Tipp: Hier findest du teilweise gute Alternativen für Tampons & Co.
Zeit im Blick behalten
Wer noch nicht ganz dazu bereit ist, komplett auf Tampons oder ähnliches zu verzichten, sollte zumindest auf die Vorgaben achten. Hygieneartikel müssen regelmäßig - bei Tampons im Durchschnitt nach vier Stunden, bei Menstruationstassen nach acht Stunden - gewechselt werden. Nimm dir all die Zeit, die du brauchst und schäme dich nicht, in der Öffentlichkeit einen Tampon aus der Tasche zu holen. Glaub' mir, es gibt nichts Normaleres.

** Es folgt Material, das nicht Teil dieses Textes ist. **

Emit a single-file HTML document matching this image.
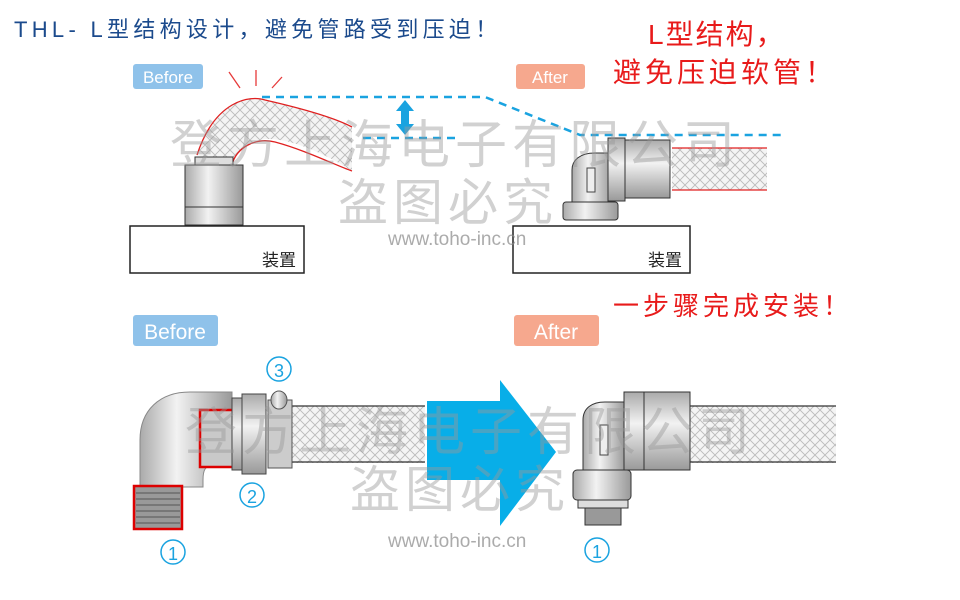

Außerdem: Laut einer Studie der Wissenschaftler:innen Hanna A. Bruce und Philip M. Tierno, Jr. können Tampons aus Biobaumwolle das Risiko von TSS reduzieren. Hey, immerhin etwas!
Hände waschen, bitte!
Wenn wir eins gelernt haben, dann ist es, wie wichtig Hygiene ist. Daher: Einfach gründlich die Hände waschen - und das nicht nur danach, sondern auch davor! Dazu gehören auch die Fingerzwischenräume und Handgelenke. Wer beispielsweise vorher eine Stunde mit dem Zug gefahren ist und sämtliche Türen angefasst hat, sollte ungewaschen keine empfindlichen Bereiche wie die Vulva und Vagina berühren. Achtet auf euch und euren Körper, immer und überall, egal ob Regelblutung oder nicht.